The 500 tankers that will be delivered to the USAF over the next decades will heavily shape the future of the technology. “Boeing has been in aerial refuelling for the last 65 years and we have built over 2000 tankers,” says Mike Hafer, the global sales and marketing manager of Boeing’s new design, the KC-46. “The US Air Force want a fleet of 500 tankers and our KC-46 will provide a third of that. It can be refuelled itself by another tanker [only a handful of tankers in the current fleet can be] and it can switch between probe-and-drogue and boom. It was also built from day one to be a combat aircraft. It has night vision lighting. It has sophisticated defences to defend itself against missiles and to warn pilots that it has been detected by radar.”
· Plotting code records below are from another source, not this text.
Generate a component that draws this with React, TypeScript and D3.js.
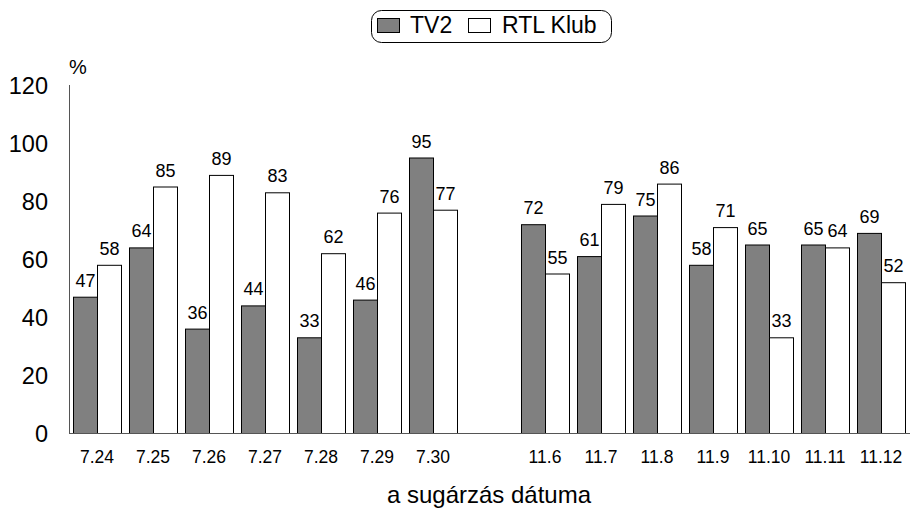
import React from "react";
import * as d3 from "d3";

const categories = ["7.24", "7.25", "7.26", "7.27", "7.28", "7.29", "7.30", "", "11.6", "11.7", "11.8", "11.9", "11.10", "11.11", "11.12"];
const tv2: (number | null)[] = [47, 64, 36, 44, 33, 46, 95, null, 72, 61, 75, 58, 65, 65, 69];
const rtl: (number | null)[] = [58, 85, 89, 83, 62, 76, 77, null, 55, 79, 86, 71, 33, 64, 52];
const yTicks = [0, 20, 40, 60, 80, 100, 120];
const seriesNames = ["TV2", "RTL Klub"];
const seriesColors = ["#808080", "#ffffff"];

export default function App() {
  const W = 911, H = 512;
  const x = d3.scaleBand<string>().domain(categories.map((c, i) => i + "")).range([69, 909]).paddingInner(8 / 56).paddingOuter(4 / 56);
  const y = d3.scaleLinear().domain([0, 120]).range([433, 85]);
  const bw = x.bandwidth() / 2;
  const font = "Arial, 'Liberation Sans', sans-serif";
  const series = [tv2, rtl];
  return (
    <svg width={W} height={H} style={{ position: "absolute", left: 0, top: 0, fontFamily: font }}>
      <rect width={W} height={H} fill="#fff" />
      {/* legend */}
      <rect x={371.5} y={10.5} width={240} height={32} rx={10} fill="#fff" stroke="#000" strokeWidth={1} />
      <rect x={377.5} y={18.5} width={22} height={14} fill={seriesColors[0]} stroke="#000" />
      <text x={410} y={33} fontSize={23}>{seriesNames[0]}</text>
      <rect x={468.5} y={18.5} width={22} height={14} fill={seriesColors[1]} stroke="#000" />
      <text x={502} y={33} fontSize={23}>{seriesNames[1]}</text>
      {/* y axis */}
      <line x1={69.5} x2={69.5} y1={85} y2={433} stroke="#555" />
      {yTicks.map(t => (
        <text key={t} x={48} y={y(t) + 8.5} fontSize={23.5} textAnchor="end">{t}</text>
      ))}
      <text x={69} y={74} fontSize={20}>%</text>
      {/* bars */}
      {categories.map((c, i) => (
        <g key={i}>
          {series.map((s, k) => {
            const v = s[i];
            if (v == null) return null;
            const bx = (x(i + "") as number) + k * bw;
            return (
              <g key={k}>
                <rect x={bx + 0.5} y={y(v) + 0.5} width={bw} height={433 - y(v)} fill={seriesColors[k]} stroke="#000" strokeWidth={1} />
                <text x={bx + bw / 2 + 0.5} y={y(v) - 10} fontSize={18} textAnchor="middle">{v}</text>
              </g>
            );
          })}
          <text x={(x(i + "") as number) + x.bandwidth() / 2} y={463} fontSize={17.5} textAnchor="middle">{c}</text>
        </g>
      ))}
      <line x1={69} x2={910} y1={433.5} y2={433.5} stroke="#555" />
      <text x={489} y={503} fontSize={24} textAnchor="middle">a sugárzás dátuma</text>
    </svg>
  );
}
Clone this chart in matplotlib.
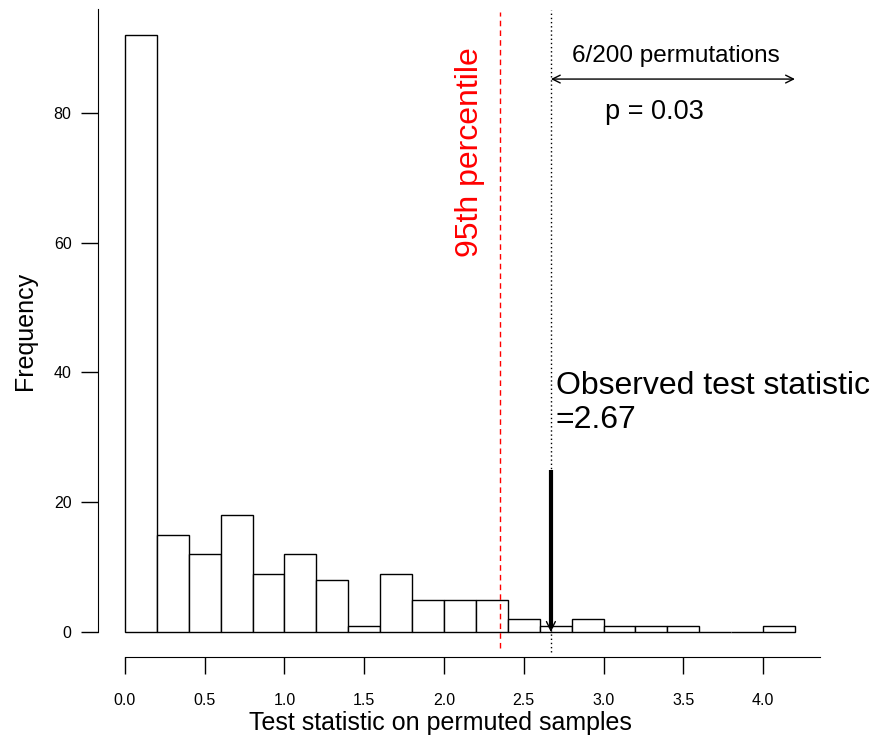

While the second new tanker aircraft, the KC-Y, will probably be similar to the KC-46, the final plane, the KC-Z, is likely to be revolutionary: it will be stealth. “Everyone is building stealth fighters and bombers. It’s no good then if your refuelling aircraft is not stealth,” says James Kemmitt. “It looks like the KC-Z will be stealthy, operate closer to the front line and be protected. New airframes are expensive, so it will probably use an existing one from the new stealth bomber.”

But further into the future of aerial refuelling it is much harder to predict.

“Will there be a time when we no longer need aerial refuelling?” says Hafer. “Well, the need will be there for at least 30 years. It is like asking someone after World War One what the future is.”

“What will come after this? By the time it comes to replace this new generation of tankers we may not need tankers anymore,” adds Kemmitt.